Kelly’s background as a Software/Quality Engineer with IBM is certainly intriguing as well, he’s clearly a very smart man, and as you suggested would perhaps be more open to incorporating analytics into his work. I will say it does not currently appear to be a big component of the Chicago Bears approach, but that is of course not entirely up to Kelly. A front office can use analytics to better understand Draft pick positional values and draft trade values, to help prioritize/inform positional spending in free agency, and of course to further scout pro players by studying trends in aging, injury recovery, athletic profiles, alignment data to identify scheme fits, you name it.

Extra Point

Whether it’s Kelly or another candidate, the Broncos’ offseason is littered with opportunities and a few potential pitfalls.
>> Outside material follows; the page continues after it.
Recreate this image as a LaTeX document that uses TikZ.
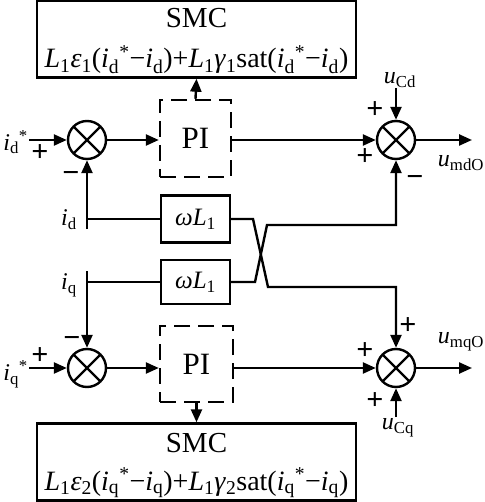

If you were the choice, how would you approach the roster going forward?

Spielberger: This may be controversial in Denver, but in my opinion the Broncos have to seriously look at the top quarterback prospects in the 2021 NFL Draft. Picking No. 9 overall obviously takes them out of the running for Trevor Lawrence, but Justin Fields, Zach Wilson and Trey Lance could perhaps be attainable. From a contractual standpoint, the Broncos are also just not very heavily invested in Lock. Fellow 2019 Draft quarterback Daniel Jones - taken No. 6 overall - has a contract that is almost as much on a per-year basis as Lock’s is in total. Denver should feel comfortable adding competition to the quarterback room whether it be with a high pick, a late round flier maybe to light a fire under Lock, or even if someone like a Matt Stafford were to become available in a trade. This Broncos roster is pretty solid on both sides of the ball, and even in a tough AFC West, they may not be that far away at all if you dropped a good quarterback into the equation.

Beyond that big, franchise-defining move, I’d prioritize re-signing Justin Simmons and then would look to sign a free agent cornerback or two. I really don’t believe the Broncos are that far off as a roster. I wouldn’t spend a whole lot this offseason unless it was on a quarterback, and would continue to build through the Draft.